When they first started discussions about the possibility of a new library, there were 10 sites that were discussed.

“After much discussion and input from several individuals, including the library staff, this is the preferred site,” he said.

Overall Proposition 2 had 885 voting for during early voting and 633 against; 670 for on Election Day and 476 against. Proposition 3 had 726 voting in favor during early voting and 551 against. On Election Day, 551 for the proposition and 568 against.

Republicans gain most support in Ward, Loving County results

Ward and Loving County voters returned their local Democratic incumbents to office on Tuesday, mostly in uncontested races, while voting Republican in the statewide and regional elections.

In Ward County, Republican John McCain picked up almost 75 percent of the county’s 3,608 votes for president, collecting 2,667 to 899 for Barack Obama. In Loving County, McCain picked up 67 votes to 12 for Obama, out of 85 people overall who cast ballots in the nation’s least populated county.

Obama did win among voters in Barstow, picking up 84 votes to 71 for McCain.

County voters only had Republican and Libertarian candidates to choose from in the race for U.S. Representative, where incumbent Republican Mike Conaway maintained his District 11 seat. In Loving County, Conaway picked up 58 votes to 11 for Libertarian John R. Strohm, while Ward County voters favored Conaway by a 2,693 to 426 margin. They also went for John Cornyn in the U.S. Senate race over Democratic hopeful Rick Noriega by a 2,466-912 margin, while in Loving County, Cornyn won by a 55-16 margin.

Barstow voters also went for Conaway, 73-19 over Strohm, while favoring Noriega over Cornyn, 86 to 64.

In the Texas House race, Democratic incumbent Pete Gallego won re-election but lost in Ward and Loving counties. Gallego had 1,602 votes to 1,830 for Republican Thomas R. Kincaid, Jr., in Ward County, and lost to Kincaid by a 45-23 vote margin in Loving County.

Barstow voters supported Gallego over Kincaid by a 92-51 margin.

In the local races, winners in Ward County who ran uncontested included Sheriff Mike Strickland, County Attorney Hal Upchurch, Precinct 1 County Commissioner Julian Florez and Precinct 3 Commissioner Dexter Nichols, and constables for Precinct 1 and 4 Bill Clayton and Precincts 2 and 3, James P. Hammond.
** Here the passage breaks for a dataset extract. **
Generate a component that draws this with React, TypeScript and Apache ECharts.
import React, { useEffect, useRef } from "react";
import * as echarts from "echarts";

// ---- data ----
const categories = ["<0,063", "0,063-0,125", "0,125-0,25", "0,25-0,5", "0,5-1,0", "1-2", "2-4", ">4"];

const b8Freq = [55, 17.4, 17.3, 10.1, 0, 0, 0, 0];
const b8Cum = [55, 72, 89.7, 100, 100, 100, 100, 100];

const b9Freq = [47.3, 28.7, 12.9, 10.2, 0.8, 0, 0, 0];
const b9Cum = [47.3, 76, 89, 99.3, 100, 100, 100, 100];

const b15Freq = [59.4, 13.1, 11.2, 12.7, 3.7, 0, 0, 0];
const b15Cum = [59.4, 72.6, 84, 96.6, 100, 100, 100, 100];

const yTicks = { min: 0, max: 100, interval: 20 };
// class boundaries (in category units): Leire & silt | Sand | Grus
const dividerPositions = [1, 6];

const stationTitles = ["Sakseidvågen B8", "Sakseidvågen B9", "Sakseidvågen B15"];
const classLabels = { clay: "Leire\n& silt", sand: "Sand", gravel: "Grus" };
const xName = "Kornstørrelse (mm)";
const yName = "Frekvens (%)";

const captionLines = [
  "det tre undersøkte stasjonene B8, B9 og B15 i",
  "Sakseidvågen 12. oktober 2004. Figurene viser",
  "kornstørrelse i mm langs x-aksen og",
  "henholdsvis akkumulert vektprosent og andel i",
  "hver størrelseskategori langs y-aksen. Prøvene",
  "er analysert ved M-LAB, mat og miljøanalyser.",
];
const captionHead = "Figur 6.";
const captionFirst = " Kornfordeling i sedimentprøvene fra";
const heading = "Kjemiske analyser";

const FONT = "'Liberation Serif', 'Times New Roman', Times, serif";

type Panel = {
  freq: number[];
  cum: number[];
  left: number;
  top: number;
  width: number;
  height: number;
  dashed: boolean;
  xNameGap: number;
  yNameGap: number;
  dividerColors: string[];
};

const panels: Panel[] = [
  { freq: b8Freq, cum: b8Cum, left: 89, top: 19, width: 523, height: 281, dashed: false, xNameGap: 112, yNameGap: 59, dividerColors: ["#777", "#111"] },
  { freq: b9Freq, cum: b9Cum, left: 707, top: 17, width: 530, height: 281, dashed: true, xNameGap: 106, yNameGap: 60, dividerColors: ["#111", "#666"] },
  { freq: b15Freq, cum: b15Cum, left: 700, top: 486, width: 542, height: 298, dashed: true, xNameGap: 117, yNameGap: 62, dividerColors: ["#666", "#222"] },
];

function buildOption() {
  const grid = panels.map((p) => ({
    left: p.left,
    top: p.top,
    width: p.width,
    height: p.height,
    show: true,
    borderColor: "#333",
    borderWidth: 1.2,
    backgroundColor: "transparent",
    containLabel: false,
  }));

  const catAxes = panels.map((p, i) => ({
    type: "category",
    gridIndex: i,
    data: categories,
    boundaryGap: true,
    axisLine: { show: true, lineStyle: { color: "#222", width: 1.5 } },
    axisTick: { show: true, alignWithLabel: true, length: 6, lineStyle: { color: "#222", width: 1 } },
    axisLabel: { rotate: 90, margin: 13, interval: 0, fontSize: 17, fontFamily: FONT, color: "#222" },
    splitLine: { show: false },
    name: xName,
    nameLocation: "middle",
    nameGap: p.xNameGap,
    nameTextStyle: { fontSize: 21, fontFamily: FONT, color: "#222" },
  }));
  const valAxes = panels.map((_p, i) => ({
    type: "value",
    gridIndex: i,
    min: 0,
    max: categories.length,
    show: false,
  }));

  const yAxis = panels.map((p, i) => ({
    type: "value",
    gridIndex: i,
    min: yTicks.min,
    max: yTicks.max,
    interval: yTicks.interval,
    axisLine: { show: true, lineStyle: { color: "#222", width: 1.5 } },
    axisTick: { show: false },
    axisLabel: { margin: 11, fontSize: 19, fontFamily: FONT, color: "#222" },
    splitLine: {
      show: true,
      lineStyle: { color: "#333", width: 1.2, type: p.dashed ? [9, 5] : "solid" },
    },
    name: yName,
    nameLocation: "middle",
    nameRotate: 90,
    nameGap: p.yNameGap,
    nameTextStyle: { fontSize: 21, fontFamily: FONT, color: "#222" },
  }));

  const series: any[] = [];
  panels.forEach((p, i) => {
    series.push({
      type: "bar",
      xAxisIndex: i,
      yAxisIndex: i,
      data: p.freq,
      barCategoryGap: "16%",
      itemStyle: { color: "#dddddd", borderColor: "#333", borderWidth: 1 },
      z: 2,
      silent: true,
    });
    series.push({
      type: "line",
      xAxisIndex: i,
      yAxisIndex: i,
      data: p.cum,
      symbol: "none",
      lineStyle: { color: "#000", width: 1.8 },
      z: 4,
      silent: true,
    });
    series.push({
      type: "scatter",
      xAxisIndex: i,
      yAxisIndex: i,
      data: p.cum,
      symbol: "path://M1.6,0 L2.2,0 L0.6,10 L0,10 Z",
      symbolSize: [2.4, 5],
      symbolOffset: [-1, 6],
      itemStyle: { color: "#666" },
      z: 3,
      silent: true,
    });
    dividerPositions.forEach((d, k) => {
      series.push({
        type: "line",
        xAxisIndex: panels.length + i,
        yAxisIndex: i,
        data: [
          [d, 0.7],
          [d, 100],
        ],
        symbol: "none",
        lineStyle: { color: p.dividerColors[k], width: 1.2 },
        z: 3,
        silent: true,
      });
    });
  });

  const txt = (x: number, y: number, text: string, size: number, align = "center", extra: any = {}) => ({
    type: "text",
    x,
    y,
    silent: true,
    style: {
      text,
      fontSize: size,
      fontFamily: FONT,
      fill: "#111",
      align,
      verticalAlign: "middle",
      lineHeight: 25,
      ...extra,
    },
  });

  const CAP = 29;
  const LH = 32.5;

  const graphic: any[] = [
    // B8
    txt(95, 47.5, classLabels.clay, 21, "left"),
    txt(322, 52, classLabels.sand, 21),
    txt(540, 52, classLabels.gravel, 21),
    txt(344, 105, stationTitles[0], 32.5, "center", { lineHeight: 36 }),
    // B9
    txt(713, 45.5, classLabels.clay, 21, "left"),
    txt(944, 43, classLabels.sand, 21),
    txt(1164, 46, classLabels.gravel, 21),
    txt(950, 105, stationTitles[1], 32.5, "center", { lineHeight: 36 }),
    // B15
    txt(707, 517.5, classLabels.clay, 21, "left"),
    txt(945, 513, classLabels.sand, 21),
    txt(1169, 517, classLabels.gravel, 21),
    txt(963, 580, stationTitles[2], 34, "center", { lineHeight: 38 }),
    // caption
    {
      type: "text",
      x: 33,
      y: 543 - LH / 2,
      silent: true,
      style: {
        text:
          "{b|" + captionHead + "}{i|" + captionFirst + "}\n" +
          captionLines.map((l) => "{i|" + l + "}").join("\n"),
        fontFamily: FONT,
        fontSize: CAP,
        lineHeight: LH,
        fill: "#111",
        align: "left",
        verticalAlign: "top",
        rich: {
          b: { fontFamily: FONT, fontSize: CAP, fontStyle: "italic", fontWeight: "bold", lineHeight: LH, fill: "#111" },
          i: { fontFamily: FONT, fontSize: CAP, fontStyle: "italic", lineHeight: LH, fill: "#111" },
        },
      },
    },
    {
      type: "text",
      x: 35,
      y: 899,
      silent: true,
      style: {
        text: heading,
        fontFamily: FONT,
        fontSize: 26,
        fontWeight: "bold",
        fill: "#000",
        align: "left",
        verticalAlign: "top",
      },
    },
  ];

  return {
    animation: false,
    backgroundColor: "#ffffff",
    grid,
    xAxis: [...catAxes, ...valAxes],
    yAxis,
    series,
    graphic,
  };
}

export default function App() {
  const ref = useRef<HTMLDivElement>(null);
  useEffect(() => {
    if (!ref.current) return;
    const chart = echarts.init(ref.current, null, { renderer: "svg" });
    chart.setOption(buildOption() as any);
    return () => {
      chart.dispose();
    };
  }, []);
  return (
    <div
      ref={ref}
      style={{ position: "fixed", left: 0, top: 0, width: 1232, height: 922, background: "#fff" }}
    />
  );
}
In Loving County, Precinct 1 and 4 commissioners Harlan Hopper and Bill Wilkinson won over write-in challengers. Hopper won by a 19-6 margin over write-in Charles Derrick, while Wilkinson won with 13 votes to eight for write-in Raymond Wildman.

Winning as a write-in, with no other candidate on the ballot, was James Clark, who received 36 votes for Loving County Constable. Winning unopposed were Billy Hopper for sheriff and tax assessor/collector and Precinct 3 Commissioner Tom Jones.

Also re-elected were Bob Parks and Randy Reynolds as 143rd District Judge and 143rd District Attorney, which includes Ward, Loving and Reeves counties.